# [Material to process]
Start

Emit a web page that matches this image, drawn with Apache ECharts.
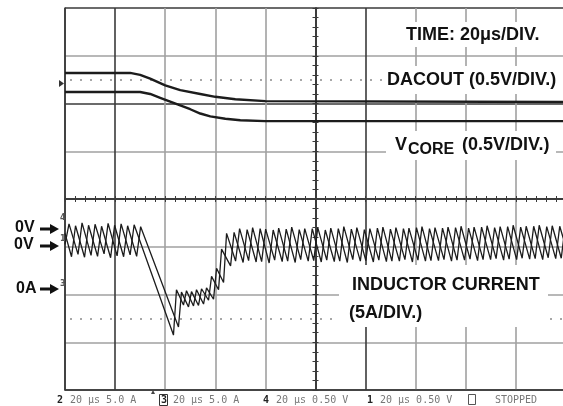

End
Start

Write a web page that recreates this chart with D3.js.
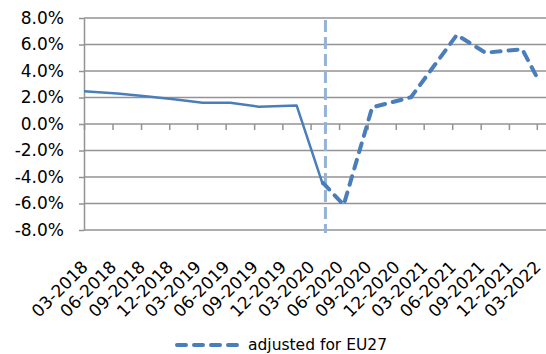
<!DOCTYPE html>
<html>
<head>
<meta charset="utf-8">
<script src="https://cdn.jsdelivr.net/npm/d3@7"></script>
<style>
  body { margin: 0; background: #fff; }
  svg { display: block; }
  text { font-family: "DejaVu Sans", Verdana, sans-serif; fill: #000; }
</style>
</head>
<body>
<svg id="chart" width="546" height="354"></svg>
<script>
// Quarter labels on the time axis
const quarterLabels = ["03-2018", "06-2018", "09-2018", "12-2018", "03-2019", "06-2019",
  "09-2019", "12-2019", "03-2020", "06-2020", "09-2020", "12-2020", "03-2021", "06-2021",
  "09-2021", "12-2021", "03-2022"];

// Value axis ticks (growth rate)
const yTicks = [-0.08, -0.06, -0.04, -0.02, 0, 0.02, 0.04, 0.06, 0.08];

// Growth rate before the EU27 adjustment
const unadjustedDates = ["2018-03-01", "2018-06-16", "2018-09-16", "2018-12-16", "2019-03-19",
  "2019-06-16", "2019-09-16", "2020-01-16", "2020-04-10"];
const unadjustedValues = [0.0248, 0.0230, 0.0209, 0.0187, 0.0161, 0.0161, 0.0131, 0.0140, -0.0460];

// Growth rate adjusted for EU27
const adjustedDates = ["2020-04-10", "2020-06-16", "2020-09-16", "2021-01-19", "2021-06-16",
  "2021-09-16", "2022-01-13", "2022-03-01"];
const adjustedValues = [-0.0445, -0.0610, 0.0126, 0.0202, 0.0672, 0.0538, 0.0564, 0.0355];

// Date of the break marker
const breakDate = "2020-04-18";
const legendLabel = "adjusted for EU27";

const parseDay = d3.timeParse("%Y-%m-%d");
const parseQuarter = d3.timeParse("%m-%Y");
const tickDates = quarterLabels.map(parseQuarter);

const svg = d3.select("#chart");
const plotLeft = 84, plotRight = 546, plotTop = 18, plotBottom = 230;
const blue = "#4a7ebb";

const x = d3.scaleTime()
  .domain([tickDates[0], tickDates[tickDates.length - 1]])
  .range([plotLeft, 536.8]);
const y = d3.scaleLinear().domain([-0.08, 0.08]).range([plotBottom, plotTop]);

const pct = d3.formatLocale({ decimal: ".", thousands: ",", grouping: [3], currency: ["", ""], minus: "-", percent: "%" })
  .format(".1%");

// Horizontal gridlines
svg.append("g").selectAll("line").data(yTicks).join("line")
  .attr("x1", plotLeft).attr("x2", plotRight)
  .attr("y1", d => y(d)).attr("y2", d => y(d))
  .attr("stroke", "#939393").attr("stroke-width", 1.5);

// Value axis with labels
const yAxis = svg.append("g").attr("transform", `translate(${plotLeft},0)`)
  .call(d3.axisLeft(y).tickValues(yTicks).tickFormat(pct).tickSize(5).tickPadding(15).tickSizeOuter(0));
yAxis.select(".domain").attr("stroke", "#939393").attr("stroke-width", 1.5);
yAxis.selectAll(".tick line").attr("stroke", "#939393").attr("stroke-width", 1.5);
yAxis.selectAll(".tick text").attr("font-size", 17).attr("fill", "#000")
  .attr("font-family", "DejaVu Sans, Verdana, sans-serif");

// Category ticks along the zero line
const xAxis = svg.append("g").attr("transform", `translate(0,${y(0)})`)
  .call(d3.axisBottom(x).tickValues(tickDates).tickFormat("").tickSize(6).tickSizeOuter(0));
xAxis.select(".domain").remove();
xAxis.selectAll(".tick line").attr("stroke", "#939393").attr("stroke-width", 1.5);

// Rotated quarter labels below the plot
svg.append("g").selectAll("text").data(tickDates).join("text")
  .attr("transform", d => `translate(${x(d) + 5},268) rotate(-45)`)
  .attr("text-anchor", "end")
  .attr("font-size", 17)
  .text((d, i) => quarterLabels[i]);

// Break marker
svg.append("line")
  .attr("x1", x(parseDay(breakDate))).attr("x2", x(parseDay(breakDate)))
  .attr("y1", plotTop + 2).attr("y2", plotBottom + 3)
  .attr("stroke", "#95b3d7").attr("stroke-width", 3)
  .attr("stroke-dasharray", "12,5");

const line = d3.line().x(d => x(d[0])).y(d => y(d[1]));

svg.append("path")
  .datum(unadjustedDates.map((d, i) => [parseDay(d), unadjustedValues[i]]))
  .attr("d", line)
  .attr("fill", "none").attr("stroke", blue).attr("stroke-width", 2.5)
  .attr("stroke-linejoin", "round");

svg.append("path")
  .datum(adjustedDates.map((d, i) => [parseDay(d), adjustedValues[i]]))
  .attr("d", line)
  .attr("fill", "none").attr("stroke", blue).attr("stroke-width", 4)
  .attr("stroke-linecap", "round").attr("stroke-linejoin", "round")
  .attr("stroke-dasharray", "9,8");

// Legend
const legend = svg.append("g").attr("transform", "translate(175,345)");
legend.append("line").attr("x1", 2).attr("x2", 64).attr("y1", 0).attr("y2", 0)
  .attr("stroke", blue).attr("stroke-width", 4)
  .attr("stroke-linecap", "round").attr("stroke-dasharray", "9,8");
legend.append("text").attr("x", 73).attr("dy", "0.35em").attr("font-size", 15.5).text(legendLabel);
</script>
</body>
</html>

End
Start

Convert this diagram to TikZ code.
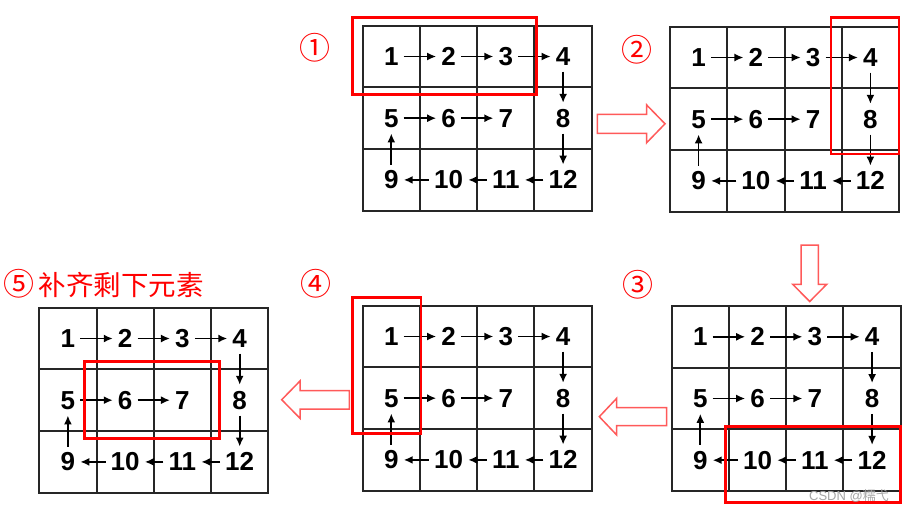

End

# [Challenge]
Go through the entries above and copy every line containing "with".

# [Task result]
Emit a web page that matches this image, drawn with Apache ECharts.
Write a web page that recreates this chart with D3.js.
// Value axis with labels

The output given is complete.